With the recent advancement in technology in the laboratory, along with the latest data being fed to astronomers from orbiting space telescopes like Kepler, the picture may not be as clear cut for the population of lower-mass planets, particularly planets with masses similar to that of Neptune or less. It appears that the fraction of stars hosting these low-mass planets, aka. super-Earths, does not increase with increasing metallicity, in the same way as for giant planets. In fact, the opposite might be true, where low-mass planets tend to form predominantly around metal-poor stars.

An artists impression of a metal-rich planet forming disc around a young star. The star is the bright, illuminating source in the center of the disc, and small rocks and planetesimals are beginning to form around the star, due to the large amount of metals that can stick together and form these planet embryos. Credit: NASA/JPL

If the population of super-Earth planets do not follow the same pattern as giant planets, then what does this say about how these planets form? Does this mean they do not form through the same core accretion-type process as giant planets? Well the answer is no, it does not mean that. Remember that core accretion predicts that giant planets will be predominantly found orbiting metal-rich stars because the small cores that grow to become the large planetesimals that are needed to tear the gas away from disc must grow fast enough before the disc is lost. However, low-mass planets that are either core dominated or that don’t require significant amounts of gas have no need to form so quickly. In an environment where there is less metals, cores take longer to form, and therefore they maintain a small mass up until the disc is lost. Therefore, core accretion also predicts that low-mass planets should be more abundant orbiting metal-poor stars than gas giant planets, another win for the core accretion planet formation theory!!

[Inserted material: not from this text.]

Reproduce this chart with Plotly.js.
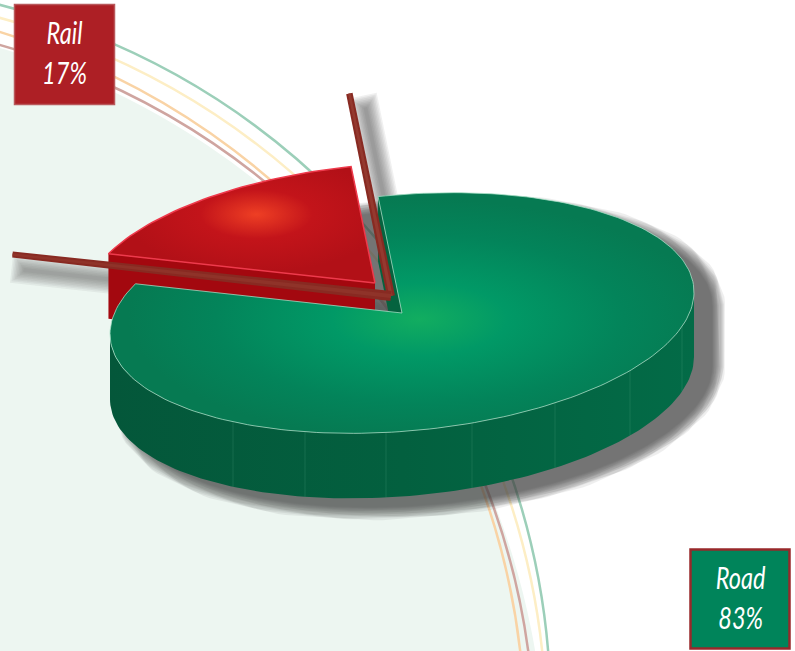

Metallicity of planet host stars against the minimum mass[3] of the detected planets in those systems. Note that this is only for stars hosting planets with estimated masses in agreement with the mass of Neptune or less. The red shaded region is the super metal-rich part of the diagram and it appears to show a lack of planets when compared to the more metal-poor region in the left bottom quadrant of the plot. Credit: Graphic modified from our paper discussing this observational result.

The role that metals have played in the development of the evolving universe and for the emergence of life on planet Earth cannot be understated. Metals are the weaving that so intimately connects us all to the entire cosmos around us. Its ironic that such beauty emerges from such violent beginnings out there in space. As for Proxima Centauri, it is a super metal-rich star, meaning its small proto-planetary disc would have been rich in planet forming material. This at least gives us hope that some of those metals began the chaotic dance that ends with the birth of new planets, and who knows, with such a rich array of metals that could have been there in those early days, are there other life forms on those planets that have been fortunate enough to make use of the universe’s talent for metal production? Maybe the Pale Red Dot project will help us to find out!!


About the Author. James Jenkins is an assistant professor at the Universidad de Chile based in Santiago, the capital city of Chile. Nestled between the surrounding Andes mountain range atop Cerro Calan, he performs observations of nearby stars to hunt out and better understand extrasolar planets and their host stars. James received his Ph.D from the University of Hertfordshire in 2007, going on to hold a postdoctoral position at Pennsylvania State University, working on the Precision Radial Velocity Spectrograph. At the end of 2008 he found himself working at the Universidad de Chile as a postdoctoral researcher and then as a Fondecyt Fellow between 2010-2013, joining the faculty at the end of 2013. His main research interests include the discovery of planets orbiting metal-rich stars through the Calan-Hertfordshire Extrasolar Planet Search, the search for very low-mass planets in radial velocity data, and planets orbiting giant stars. For his sins, he also studies the magnetic activity of planet host stars, working to better understand how this source of ‘noise’ can be filtered out of planet search data. James is a very active member in the Pale Red Dot project and is one of the editors of palereddot.org.


[1] The Big Bang is the name given to our current model for the moment of creation of the Universe.

[2] The word ‘exoplanet’ is the disminuative of the words ‘extra-solar planet’, worlds orbiting stars other than the Sun.

[3] Remember that the radial velocity detection method does not give the absolute mass of stellar companions, but instead gives us the ‘minimum mass’, since the inclination of the system to our line of sight is unknown.